Stands out for me... i think it suits the m/m genre alot...

Thank for the intro to the other two pieces and for taking part as well....

Happy Sunday..

E.H>

K. Z. Snow said...

Hi, EH! That was a great idea you had. I'm sure you got a lot of people scrambling to look up poems they hadn't thought about in a while.

The cummings is so joyfully, innocently carnal that it's really refreshing, I think.

Lily said...

Wonderful selection of poems.

I especially like ee cummings. I can't believe I didn't think of him when I did my post.
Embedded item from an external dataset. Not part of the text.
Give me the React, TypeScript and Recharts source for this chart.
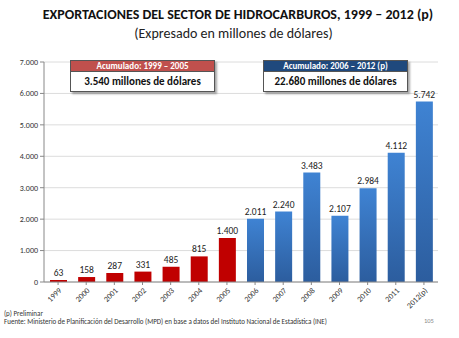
import React from 'react';
import { BarChart, Bar, XAxis, YAxis, CartesianGrid, LabelList, Cell } from 'recharts';

const years = ['1999', '2000', '2001', '2002', '2003', '2004', '2005', '2006', '2007', '2008', '2009', '2010', '2011', '2012(p)'];
const exports = [63, 158, 287, 331, 485, 815, 1400, 2011, 2240, 3483, 2107, 2984, 4112, 5742];
const yTicks = [0, 1000, 2000, 3000, 4000, 5000, 6000, 7000];

const data = years.map((year, i) => ({ year, value: exports[i] }));

const fmt = (v: number) => v.toLocaleString('de-DE');
const font = 'Carlito, "Open Sans", "Noto Sans", sans-serif';

const SumBox = ({ left, head, headColor, body }: { left: number; head: string; headColor: string; body: string }) => (
  <div style={{ position: 'absolute', left, top: 60, width: 143, border: '1px solid #555', background: '#fff', boxShadow: '2px 2px 2px rgba(0,0,0,0.35)' }}>
    <div style={{ background: headColor, color: '#fff', fontSize: 9, fontWeight: 'bold', textAlign: 'center', height: 10, lineHeight: '10px' }}>{head}</div>
    <div style={{ borderTop: '1px solid #555', color: '#111', fontSize: 11, fontWeight: 'bold', textAlign: 'center', height: 19, lineHeight: '19px' }}>{body}</div>
  </div>
);

const App = () => {
  return <div style={{ position: 'absolute', left: 0, top: 0, width: 459, height: 338, background: '#fff', fontFamily: font, overflow: 'hidden' }}>
      <div style={{ position: 'absolute', left: 0, width: 476, top: 6, textAlign: 'center', fontSize: 14, fontWeight: 'bold', color: '#111' }}>
        EXPORTACIONES DEL SECTOR DE HIDROCARBUROS, 1999 – 2012 (p)
      </div>
      <div style={{ position: 'absolute', left: 0, width: 467, top: 25, textAlign: 'center', fontSize: 14, color: '#222' }}>
        (Expresado en millones de dólares)
      </div>
      <BarChart width={459} height={338} data={data} margin={{ top: 62, right: 21, left: 4, bottom: 26 }} barSize={17}>
        <defs>
          <linearGradient id="blueBar" x1="0" y1="0" x2="0" y2="1">
            <stop offset="0%" stopColor="#3f83d3" />
            <stop offset="100%" stopColor="#2c5d9e" />
          </linearGradient>
        </defs>
        <CartesianGrid vertical={false} stroke="#dcdcdc" />
        <YAxis width={40} domain={[0, 7000]} ticks={yTicks} tickFormatter={fmt} interval={0}
          tick={{ fontSize: 8, fill: '#333', fontFamily: font }} axisLine={{ stroke: '#888' }} tickLine={{ stroke: '#888' }} tickSize={4} />
        <XAxis dataKey="year" height={30} interval={0} angle={-45} textAnchor="end"
          tick={{ fontSize: 8, fill: '#333', fontFamily: font }} axisLine={{ stroke: '#888' }} tickLine={{ stroke: '#888' }} tickSize={3} />
        <Bar dataKey="value" isAnimationActive={false}>
          {data.map((d, i) => <Cell key={d.year} fill={i < 7 ? '#c00000' : 'url(#blueBar)'} />)}
          <LabelList dataKey="value" position="top" formatter={(v: any) => fmt(Number(v))} style={{ fontSize: 9.5, fill: '#222', fontFamily: font }} offset={4} />
        </Bar>
      </BarChart>
      <SumBox left={70} head="Acumulado: 1999 – 2005" headColor="#c0504d" body="3.540 millones de dólares" />
      <SumBox left={263} head="Acumulado: 2006 – 2012 (p)" headColor="#1f497d" body="22.680 millones de dólares" />
      <div style={{ position: 'absolute', left: 4, top: 310, fontSize: 7, color: '#333', lineHeight: '7.5px' }}>
        <div>(p) Preliminar</div>
        <div>Fuente: Ministerio de Planificación del Desarrollo (MPD) en base a datos del Instituto Nacional de Estadística (INE)</div>
      </div>
      <div style={{ position: 'absolute', left: 424, top: 317, fontSize: 6.5, color: '#888' }}>105</div>
    </div>;
};

export default App;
I had not read the Yeats poem, very nice.

Lea Sinclair said...

Hi KZ! Here is my favorite e.e. cummings poem:

somewhere i have never travelled,gladly beyond
any experience,your eyes have their silence: in your most frail gesture are things which enclose me, or which i cannot touch because they are too near

your slightest look easily will unclose me though i have closed myself as fingers, you open always petal by petal myself as Spring opens (touching skilfully,mysteriously)her first rose

or if your wish be to close me, i and my life will shut very beautifully ,suddenly, as when the heart of this flower imagines
the snow carefully everywhere descending;

nothing which we are to perceive in this world equals the power of your intense fragility: whose texture compels me with the color of its countries,
rendering death and forever with each breathing

(i do not know what it is about you that closesand opens;only something in me understands
the voice of your eyes is deeper than all roses) nobody,not even the rain, has such small hands

I love Yeats, too. "When You Are Old" is one of my favorites. I also love Yeats "A Deep Sworn Vow".

K. Z. Snow said...

Hi, Lea! Thank you for posting that cummings poem. It's one of his most romantic (and I think was pivotal in the Woody Allen movie Hannah and Her Sisters).